It's clear from the text that Zechariah was a faithful man, that he did not lack ultimate salvific faith, the sacramental belief by which one is drawn to salvation through Christ. What Zechariah lacked was a kind of proximate, methodological belief; his was a failure of imagination as much as a failure of faith. Here I'm drawing on Peter Elbow's notion of methodological belief as a philosophical counterpart to the methodological doubt at the core of modern ways of knowing. As he puts it:
My claim is that methodological doubt is only half of what we need. Yes, we need the systematic, disciplined and conscious attempts to criticize everything no matter how compelling it might seem—to find flaws or contradictions we might otherwise miss. But thinking is not trustworthy unless it also includes methodological belief: the equally systematic, disciplined and conscious attempt to believe everything no matter how unlikely or repellent it might seem—to find virtues or strengths we might otherwise miss. (Embracing Contraries, pp. 257-258)

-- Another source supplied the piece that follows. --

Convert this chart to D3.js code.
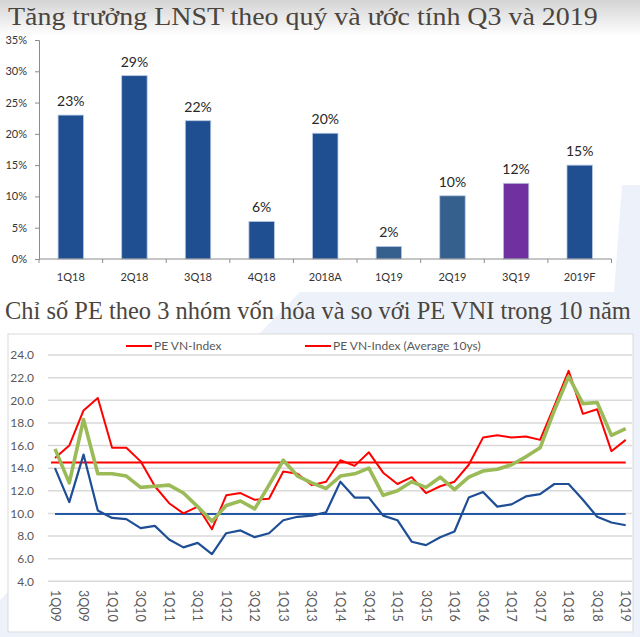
<!DOCTYPE html>
<html>
<head>
<meta charset="utf-8">
<script src="https://cdn.jsdelivr.net/npm/d3@7/dist/d3.min.js"></script>
<style>
  html, body { margin: 0; padding: 0; background: #ffffff; }
  svg { display: block; }
</style>
</head>
<body>
<svg id="chart" width="640" height="637"></svg>
<script>
// ---------- DATA ----------
const title1 = "Tăng trưởng LNST theo quý và ước tính Q3 và 2019";
const title2 = "Chỉ số PE theo 3 nhóm vốn hóa và so với PE VNI trong 10 năm";

const barCategories = ["1Q18","2Q18","3Q18","4Q18","2018A","1Q19","2Q19","3Q19","2019F"];
const barValues = [0.23, 0.293, 0.221, 0.06, 0.201, 0.02, 0.101, 0.121, 0.15];
const barTicks = [0, 0.05, 0.10, 0.15, 0.20, 0.25, 0.30, 0.35];

const quarters = ["1Q09","2Q09","3Q09","4Q09","1Q10","2Q10","3Q10","4Q10","1Q11","2Q11","3Q11","4Q11",
  "1Q12","2Q12","3Q12","4Q12","1Q13","2Q13","3Q13","4Q13","1Q14","2Q14","3Q14","4Q14",
  "1Q15","2Q15","3Q15","4Q15","1Q16","2Q16","3Q16","4Q16","1Q17","2Q17","3Q17","4Q17",
  "1Q18","2Q18","3Q18","4Q18","1Q19"];
const quarterTickLabels = ["1Q09","3Q09","1Q10","3Q10","1Q11","3Q11","1Q12","3Q12","1Q13","3Q13","1Q14",
  "3Q14","1Q15","3Q15","1Q16","3Q16","1Q17","3Q17","1Q18","3Q18","1Q19"];
const peVNIndex = [14.9,16.0,19.1,20.2,15.8,15.8,14.6,12.4,10.9,10.0,10.6,8.6,11.6,11.8,11.2,11.3,13.7,13.5,12.5,12.8,
  14.7,14.2,15.4,13.6,12.6,13.2,11.8,12.4,12.8,14.3,16.7,16.9,16.7,16.8,16.5,19.5,22.6,18.8,19.2,15.5,16.5];
const peGreen = [15.7,12.7,18.3,13.5,13.5,13.3,12.3,12.4,12.5,11.8,10.6,9.3,10.7,11.1,10.4,12.5,14.7,13.3,12.7,12.2,
  13.3,13.5,14.0,11.6,12.0,12.8,12.3,13.2,12.1,13.2,13.75,13.9,14.3,15.0,15.8,19.1,22.1,19.7,19.8,16.9,17.5];
const peBlue = [14.0,11.0,15.2,10.25,9.6,9.5,8.7,8.9,7.7,7.0,7.4,6.4,8.25,8.5,7.9,8.25,9.4,9.7,9.8,10.1,
  12.8,11.4,11.4,9.8,9.4,7.5,7.2,7.9,8.4,11.4,11.9,10.6,10.8,11.5,11.7,12.6,12.6,11.2,9.7,9.2,8.95];
const peVNIndexAvg = 14.5;
const peBlueAvg = 9.95;
const peTicks = [4,6,8,10,12,14,16,18,20,22,24];
const legendLabels = ["PE VN-Index", "PE VN-Index (Average 10ys)"];

// ---------- DRAW ----------
const svg = d3.select("#chart");
const FONT = "Lato, 'Liberation Sans', Arial, sans-serif";
const SERIF = "'Liberation Serif', 'DejaVu Serif', serif";

const defs = svg.append("defs");
const g1 = defs.append("linearGradient").attr("id","topgrad").attr("x1",0).attr("y1",0).attr("x2",0).attr("y2",1);
g1.append("stop").attr("offset","0%").attr("stop-color","#d4d4d4");
g1.append("stop").attr("offset","100%").attr("stop-color","#ffffff");

// background decorations
svg.append("rect").attr("x",0).attr("y",0).attr("width",640).attr("height",36).attr("fill","url(#topgrad)");
svg.append("polygon")
  .attr("points","622,185 640,185 640,637 0,637 0,600 300,292 614,292")
  .attr("fill","#edf2fa");

// Titles (stretched horizontally to the reference width)
function fitTitle(txt, x, y, width) {
  const t = svg.append("text").attr("x",0).attr("y",0)
    .attr("font-family",SERIF).attr("font-size",26).attr("fill","#4b4540").text(txt);
  const w = t.node().getComputedTextLength();
  t.attr("transform", `translate(${x},${y}) scale(${width / w},1)`);
}
fitTitle(title1, 8, 25, 590);
fitTitle(title2, 5, 319, 626);

// ---------- Top bar chart ----------
const bx = d3.scaleBand().domain(barCategories).range([39, 611.5]).paddingInner(0.6).paddingOuter(0.3);
const by = d3.scaleLinear().domain([0, 0.35]).range([259, 40]);
const barColor = d3.scaleOrdinal().domain(barCategories)
  .range(["#1f4e91","#1f4e91","#1f4e91","#1f4e91","#1f4e91","#355f8d","#355f8d","#7030a0","#1f4e91"]);
const pct = d3.format(".0%");

const gTop = svg.append("g");
// y axis
const yAxisTop = d3.axisLeft(by).tickValues(barTicks).tickFormat(pct).tickSize(4).tickPadding(8);
const yg = gTop.append("g").attr("transform","translate(39,0)").call(yAxisTop);
yg.select(".domain").attr("stroke","#8c8c8c");
yg.selectAll(".tick line").attr("stroke","#8c8c8c");
yg.selectAll(".tick text").attr("font-family",FONT).attr("font-size",11).attr("fill","#333333");

// bars
gTop.selectAll("rect.bar").data(barCategories).enter().append("rect")
  .attr("class","bar")
  .attr("x", d => bx(d))
  .attr("width", bx.bandwidth())
  .attr("y", (d,i) => by(barValues[i]))
  .attr("height", (d,i) => by(0) - by(barValues[i]))
  .attr("fill", d => barColor(d))
  .attr("stroke","#b7c9e2").attr("stroke-width",0.8);

// value labels
gTop.selectAll("text.val").data(barCategories).enter().append("text")
  .attr("class","val")
  .attr("x", d => bx(d) + bx.bandwidth()/2)
  .attr("y", (d,i) => by(barValues[i]) - 9)
  .attr("text-anchor","middle")
  .attr("font-family",FONT).attr("font-size",14).attr("fill","#262626")
  .text((d,i) => pct(barValues[i]));

// x axis
const x0 = bx.range()[0], step = bx.step();
gTop.append("line").attr("x1",x0).attr("x2",bx.range()[1]).attr("y1",by(0)).attr("y2",by(0))
  .attr("stroke","#8c8c8c");
gTop.selectAll("line.xt").data(d3.range(barCategories.length + 1)).enter().append("line")
  .attr("x1", k => x0 + k*step).attr("x2", k => x0 + k*step)
  .attr("y1", by(0)).attr("y2", by(0) + 4).attr("stroke","#8c8c8c");
gTop.selectAll("text.xl").data(barCategories).enter().append("text")
  .attr("x", d => bx(d) + bx.bandwidth()/2).attr("y", 281)
  .attr("text-anchor","middle").attr("font-family",FONT).attr("font-size",11).attr("fill","#333333")
  .text(d => d);

// ---------- Bottom line chart ----------
svg.append("rect").attr("x",8).attr("y",334).attr("width",625).attr("height",298)
  .attr("fill","#ffffff").attr("stroke","#d9d9d9").attr("stroke-width",1);

const lx = d3.scalePoint().domain(quarters).range([55, 625.7]);
const ly = d3.scaleLinear().domain([4, 24]).range([581.3, 355]);
const bot = svg.append("g");

// grid
bot.selectAll("line.grid").data(peTicks).enter().append("line")
  .attr("x1",48).attr("x2",632).attr("y1", d => ly(d)).attr("y2", d => ly(d))
  .attr("stroke","#d9d9d9").attr("stroke-width",1.5);
// y labels
const yAxisBot = d3.axisLeft(ly).tickValues(peTicks).tickFormat(d3.format(".1f")).tickSize(0).tickPadding(0);
const yb = bot.append("g").attr("transform","translate(34,0)").call(yAxisBot);
yb.select(".domain").remove();
yb.selectAll(".tick text").attr("font-family",FONT).attr("font-size",12).attr("fill","#595959");

// x labels rotated
bot.selectAll("text.ql").data(quarterTickLabels).enter().append("text")
  .attr("transform", d => `translate(${lx(d)},590) rotate(90)`)
  .attr("text-anchor","start").attr("dy","0.35em")
  .attr("font-family",FONT).attr("font-size",12.5).attr("fill","#595959")
  .text(d => d);

const line = d3.line().x((d,i) => lx(quarters[i])).y(d => ly(d));

// average lines
bot.append("line").attr("x1",lx(quarters[0])).attr("x2",lx(quarters[quarters.length-1]))
  .attr("y1",ly(peBlueAvg)).attr("y2",ly(peBlueAvg)).attr("stroke","#2458a6").attr("stroke-width",2);
bot.append("line").attr("x1",lx(quarters[0])-4).attr("x2",lx(quarters[quarters.length-1]))
  .attr("y1",ly(peVNIndexAvg)).attr("y2",ly(peVNIndexAvg)).attr("stroke","#ff0000").attr("stroke-width",2);

bot.append("path").datum(peBlue).attr("d",line).attr("fill","none")
  .attr("stroke","#1f4e96").attr("stroke-width",2.2).attr("stroke-linejoin","round");
bot.append("path").datum(peVNIndex).attr("d",line).attr("fill","none")
  .attr("stroke","#ff0000").attr("stroke-width",2).attr("stroke-linejoin","round");
bot.append("path").datum(peGreen).attr("d",line).attr("fill","none")
  .attr("stroke","#9bbb59").attr("stroke-width",3.6).attr("stroke-linejoin","round");

// legend
const legX = [126, 305];
legendLabels.forEach((lab, i) => {
  bot.append("line").attr("x1",legX[i]).attr("x2",legX[i]+26).attr("y1",346).attr("y2",346)
    .attr("stroke","#ff0000").attr("stroke-width",2);
  bot.append("text").attr("x",legX[i]+28).attr("y",346).attr("dy","0.35em")
    .attr("font-family",FONT).attr("font-size",12).attr("fill","#595959").text(lab);
});
</script>
</body>
</html>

At the moment in which it revealed itself, Zechariah was unable to open his mind to an absurd possibility, perhaps in part because he had not practiced a methodological belief together with his saving faith.
Perhaps, that is, and here I'm veering sharply to the north, Zechariah could have used a little Santa in his life. The story of Santa, after all, allows both children and adults to practice a kind of methodological believing—to open one's mind to the antic and the absurd, and deliberately to invest one's hopes and fears, desires and impulses, into a shared story recommended only by its inherent charisma and the human connectedness it creates.
Make no mistake: this kind of belief is no substitute for a saving faith in Christ, and a Christmas infused only with a methodological belief and not also with a sacramental faith is a poorer one. And Santa is not, of course, the only, nor even a necessary, vehicle for practicing methodological belief. But that right jolly old elf does offer one way. As my friend Russell Arben Fox put it in his classic post on believing in Santa:
The stories and folkways and prayers of millions of people over centuries of time have included seeingsomething in common at Christmastime, even if there is disagreement over what exactly it was that they saw . . . What we are prepared to see, what we are receptive to seeing, and what we feel when we see it, ultimately matters much, much more.
Merry Christmas, all. May the moon on the breast of a midwinter snow give a luster, or even merely a patina, to the objects of your faith, whether at the chimney or at the manger.